I'm a product designer with a front-end background (Rails, Swift) trying to deepen my understanding of domain modeling.
I see domain models as a shared foundation between product, design and dev. But I don't see it happening on teams, ever. It helps me understand what's possible, anchors feature flows in what's possible, avoids over designing.
So why aren't more product teams collaborating on ERDs? Sometimes when I ask for a schema or ERD to get oriented, I get blank stares. Are there different ways developers think about data modeling beyond ERDs?
Is collaborating on the domain model a good entry point between design and engineering? What does that collaboration usually look like in your org?

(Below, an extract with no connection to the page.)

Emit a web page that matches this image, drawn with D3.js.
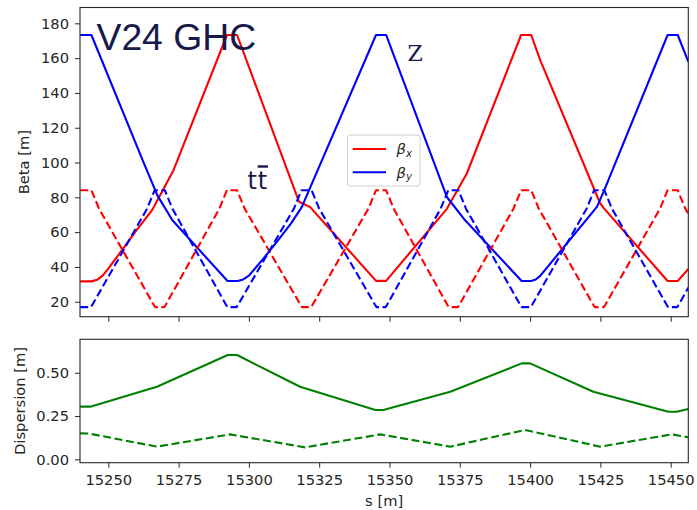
<!DOCTYPE html>
<html>
<head>
<meta charset="utf-8">
<script src="https://cdn.jsdelivr.net/npm/d3@7"></script>
<style>
  html, body { margin: 0; padding: 0; background: #fff; }
  svg { display: block; }
  .axis .tick text { font-family: "DejaVu Sans", sans-serif; font-size: 14.7px; fill: #262626; }
  .axis .tick line { stroke: #262626; stroke-width: 1; }
  .axis .domain { display: none; }
</style>
</head>
<body>
<svg id="chart" width="697" height="510"></svg>
<script>
// Beta functions along the arc, [s in m, beta in m].
// Z optics (solid lines)
const betxZ = [
  [15240.0, 31.7], [15244.0, 31.7], [15246.0, 32.6], [15248.0, 35.0], [15250.0, 39.0],
  [15255.0, 50.0], [15260.0, 61.0], [15265.5, 72.5], [15270.0, 86.0], [15273.2, 95.6],
  [15292.2, 173.3], [15295.8, 173.3], [15317.8, 77.5], [15321.8, 74.4], [15345.2, 32.0],
  [15348.8, 32.0], [15370.4, 73.4], [15377.5, 93.7], [15396.8, 173.3], [15400.4, 173.3],
  [15403.6, 158.9], [15424.9, 76.6], [15426.2, 73.8], [15448.9, 31.9], [15452.5, 31.9],
  [15456.3, 38.9]
];
const betyZ = [
  [15240.0, 173.3], [15244.0, 173.3], [15262.5, 100.2], [15267.5, 81.0], [15272.8, 66.8],
  [15292.4, 31.9], [15296.0, 31.9], [15298.0, 32.8], [15300.0, 35.0], [15305.0, 44.5],
  [15310.0, 54.5], [15315.0, 65.0], [15318.8, 74.4], [15345.2, 173.3], [15348.8, 173.3],
  [15370.4, 80.2], [15376.9, 66.8], [15397.0, 31.9], [15400.4, 31.9], [15402.0, 32.8],
  [15403.6, 34.9], [15423.7, 74.4], [15426.1, 83.0], [15448.9, 173.3], [15452.5, 173.3],
  [15456.3, 157.9]
];
// ttbar optics (dashed lines)
const betxTT = [
  [15240.0, 84.1], [15244.0, 84.1], [15246.7, 73.5],
  [15266.1, 18.4], [15266.7, 16.9], [15269.9, 16.9], [15270.5, 18.4],
  [15289.5, 73.5], [15292.2, 84.1], [15295.8, 84.1], [15298.5, 73.5],
  [15318.3, 18.4], [15318.9, 16.9], [15322.1, 16.9], [15322.7, 18.4],
  [15342.5, 73.5], [15345.2, 84.1], [15348.8, 84.1], [15351.5, 73.5],
  [15370.5, 18.4], [15371.1, 16.9], [15374.3, 16.9], [15374.9, 18.4],
  [15394.1, 73.5], [15396.8, 84.1], [15400.4, 84.1], [15403.1, 73.5],
  [15422.4, 18.4], [15423.0, 16.9], [15426.2, 16.9], [15426.8, 18.4],
  [15446.2, 73.5], [15448.9, 84.1], [15452.5, 84.1], [15455.2, 73.5],
  [15456.3, 70.4]
];
const betyTT = [
  [15240.0, 16.9], [15243.8, 16.9], [15244.4, 18.4],
  [15263.8, 73.5], [15266.5, 84.1], [15270.1, 84.1], [15272.8, 73.5],
  [15291.8, 18.4], [15292.4, 16.9], [15295.6, 16.9], [15296.2, 18.4],
  [15316.0, 73.5], [15318.7, 84.1], [15322.3, 84.1], [15325.0, 73.5],
  [15344.8, 18.4], [15345.4, 16.9], [15348.6, 16.9], [15349.2, 18.4],
  [15368.2, 73.5], [15370.9, 84.1], [15374.5, 84.1], [15377.2, 73.5],
  [15396.4, 18.4], [15397.0, 16.9], [15400.2, 16.9], [15400.8, 18.4],
  [15420.1, 73.5], [15422.8, 84.1], [15426.4, 84.1], [15429.1, 73.5],
  [15448.5, 18.4], [15449.1, 16.9], [15452.3, 16.9], [15452.9, 18.4],
  [15456.3, 28.2]
];
// Horizontal dispersion, [s in m, Dx in m]
const dxZ = [
  [15240.0, 0.304], [15243.6, 0.304], [15267.3, 0.419], [15292.5, 0.602], [15295.8, 0.602],
  [15318.2, 0.419], [15345.0, 0.285], [15347.8, 0.285], [15371.6, 0.390], [15397.0, 0.554],
  [15400.0, 0.554], [15422.5, 0.390], [15449.2, 0.275], [15452.1, 0.275], [15456.3, 0.290]
];
const dxTT = [
  [15240.0, 0.150], [15243.0, 0.149], [15267.3, 0.073], [15293.3, 0.144], [15320.0, 0.069],
  [15346.7, 0.144], [15371.6, 0.073], [15398.2, 0.169], [15424.9, 0.073], [15450.4, 0.144],
  [15456.3, 0.127]
];

const sTicks = [15250, 15275, 15300, 15325, 15350, 15375, 15400, 15425, 15450];
const betaTicks = [20, 40, 60, 80, 100, 120, 140, 160, 180];
const dispTicks = [0, 0.25, 0.5];
const legendLabels = [{sym: "β", sub: "x", color: "#ff0000"}, {sym: "β", sub: "y", color: "#0000ff"}];

// ---- layout ----
const L = 80, R = 688.3;
const top1 = 7.5, bot1 = 316.7;
const top2 = 339.3, bot2 = 462.7;

const svg = d3.select("#chart");
svg.append("rect").attr("width", 697).attr("height", 510).attr("fill", "#fff");

const x = d3.scaleLinear().domain([15239.94, 15456.26]).range([L, R]);
const yB = d3.scaleLinear().domain([11.4, 189.1]).range([bot1, top1]);
const yD = d3.scaleLinear().domain([-0.0196, 0.693]).range([bot2, top2]);

const defs = svg.append("defs");
defs.append("clipPath").attr("id", "clipTop")
  .append("rect").attr("x", L).attr("y", top1).attr("width", R - L).attr("height", bot1 - top1);
defs.append("clipPath").attr("id", "clipBot")
  .append("rect").attr("x", L).attr("y", top2).attr("width", R - L).attr("height", bot2 - top2);

// ---- top panel: beta functions ----
const lineB = d3.line().x(d => x(d[0])).y(d => yB(d[1]));
const gTop = svg.append("g").attr("clip-path", "url(#clipTop)");
const dash = "8,3.6";
[
  {data: betxZ, color: "#ff0000", dash: null},
  {data: betyZ, color: "#0000ff", dash: null},
  {data: betxTT, color: "#ff0000", dash: dash},
  {data: betyTT, color: "#0000ff", dash: dash}
].forEach(s => {
  gTop.append("path").datum(s.data)
    .attr("d", lineB)
    .attr("fill", "none")
    .attr("stroke", s.color)
    .attr("stroke-width", 2.1)
    .attr("stroke-linejoin", "round")
    .attr("stroke-dasharray", s.dash);
});

// ---- bottom panel: dispersion ----
const lineD = d3.line().x(d => x(d[0])).y(d => yD(d[1]));
const gBot = svg.append("g").attr("clip-path", "url(#clipBot)");
[
  {data: dxZ, dash: null},
  {data: dxTT, dash: dash}
].forEach(s => {
  gBot.append("path").datum(s.data)
    .attr("d", lineD)
    .attr("fill", "none")
    .attr("stroke", "#008000")
    .attr("stroke-width", 2.1)
    .attr("stroke-linejoin", "round")
    .attr("stroke-dasharray", s.dash);
});

// ---- axes ----
svg.append("g").attr("class", "axis")
  .attr("transform", `translate(${L},0)`)
  .call(d3.axisLeft(yB).tickValues(betaTicks).tickSize(5).tickPadding(6).tickFormat(d3.format("d")));
svg.append("g").attr("class", "axis")
  .attr("transform", `translate(0,${bot1})`)
  .call(d3.axisBottom(x).tickValues(sTicks).tickSize(5).tickFormat(""));
svg.append("g").attr("class", "axis")
  .attr("transform", `translate(${L},0)`)
  .call(d3.axisLeft(yD).tickValues(dispTicks).tickSize(5).tickPadding(6).tickFormat(d3.format(".2f")));
svg.append("g").attr("class", "axis")
  .attr("transform", `translate(0,${bot2})`)
  .call(d3.axisBottom(x).tickValues(sTicks).tickSize(5).tickPadding(7).tickFormat(d3.format("d")));

// panel frames
[[top1, bot1], [top2, bot2]].forEach(([t, b]) => {
  svg.append("rect").attr("x", L).attr("y", t).attr("width", R - L).attr("height", b - t)
    .attr("fill", "none").attr("stroke", "#262626").attr("stroke-width", 1.1);
});

// axis labels
const lab = { "font-family": "DejaVu Sans, sans-serif", "font-size": "14.7px", fill: "#262626" };
function styleText(sel, st) { Object.entries(st).forEach(([k, v]) => sel.attr(k, v)); return sel; }
styleText(svg.append("text"), lab)
  .attr("transform", `translate(28.7,${(top1 + bot1) / 2}) rotate(-90)`)
  .attr("text-anchor", "middle").text("Beta [m]");
styleText(svg.append("text"), lab)
  .attr("transform", `translate(24.5,${(top2 + bot2) / 2}) rotate(-90)`)
  .attr("text-anchor", "middle").text("Dispersion [m]");
styleText(svg.append("text"), lab)
  .attr("x", (L + R) / 2).attr("y", 506)
  .attr("text-anchor", "middle").text("s [m]");

// ---- legend ----
const lg = svg.append("g");
lg.append("rect").attr("x", 347.5).attr("y", 135).attr("width", 72.5).attr("height", 51)
  .attr("rx", 3).attr("fill", "#fff").attr("fill-opacity", 0.8)
  .attr("stroke", "#d0d0d0").attr("stroke-width", 1);
legendLabels.forEach((d, i) => {
  const yy = 149 + i * 23.3;
  lg.append("line").attr("x1", 352.7).attr("x2", 386).attr("y1", yy).attr("y2", yy)
    .attr("stroke", d.color).attr("stroke-width", 2.1);
  const t = lg.append("text").attr("x", 396.5).attr("y", yy + 5.3)
    .attr("font-family", "DejaVu Sans, sans-serif").attr("font-size", "14.7px")
    .attr("font-style", "italic").attr("fill", "#262626");
  t.append("tspan").text(d.sym);
  t.append("tspan").attr("font-size", "10.3px").attr("dy", 2.5).text(d.sub);
});

// ---- annotations ----
svg.append("text").attr("x", 96.5).attr("y", 50)
  .attr("font-family", "Liberation Sans, Arial, sans-serif").attr("font-size", "37.3px")
  .attr("fill", "#16194a").text("V24 GHC");
svg.append("text").attr("x", 407.5).attr("y", 60.7)
  .attr("font-family", "DejaVu Serif, serif").attr("font-size", "22px")
  .attr("fill", "#16194a").text("Z");
const tt = svg.append("text").attr("x", 247.5).attr("y", 189.3)
  .attr("font-family", "DejaVu Sans, sans-serif").attr("font-size", "24px")
  .attr("letter-spacing", "0.8px")
  .attr("fill", "#16194a");
tt.append("tspan").text("t");
tt.append("tspan").style("text-decoration", "overline").text("t");
</script>
</body>
</html>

Would love to hear how others approach this, especially from engineers who work closely with designers, or designers who’ve gotten better at it over time.
dgunay2 days ago
My (limited) experience with this is that product owners will prefer to just let engineers figure out the best data model for what they're asking. This may come from either an awareness that they can't competently collaborate on this, an ignorance of that even being an option, or a desire to not be overly prescriptive of a particular solution.
aristofun2 days ago
Do i hear the question correctly? It’s in a nutshell another way of asking why don’t developers do better job by following practice X.
Because a) incentives b) rarely a complex enough product/company fits some fancy “practice X”.
A) you usually don’t get promoted by simply better organizing a process or your team work. But rather for pushing something tangible as quickly as possible out the door.
B) i already have common understanding of the product with designers after some initial onboarding period - why do i have to bother loading yet another set of concepts and constraints in my head already full of tickets, docs, meetings, obligations, decisions, code reviews, proposals, incidents, weird bugs, slack bots, performance reviews, open discussions, pairing sessions, important emails, failing tests, dissapointed customers, deadlines, bad codebase to refactor, juniors to mentor, slides to prepare, HN posts to comment?
:)
adangitop2 days ago
I'm not calling out engineer's—not my intention. Incentives not matching is real, cognitive overload is real. But I see domain modeling as a collaboration tool, not as an extra step or critique. I feel it's a common language and a steady foundation for all product partners to work from.
thuanaoa day ago
Most people have no idea what domain modeling is, what ERD is, why it's useful, etc.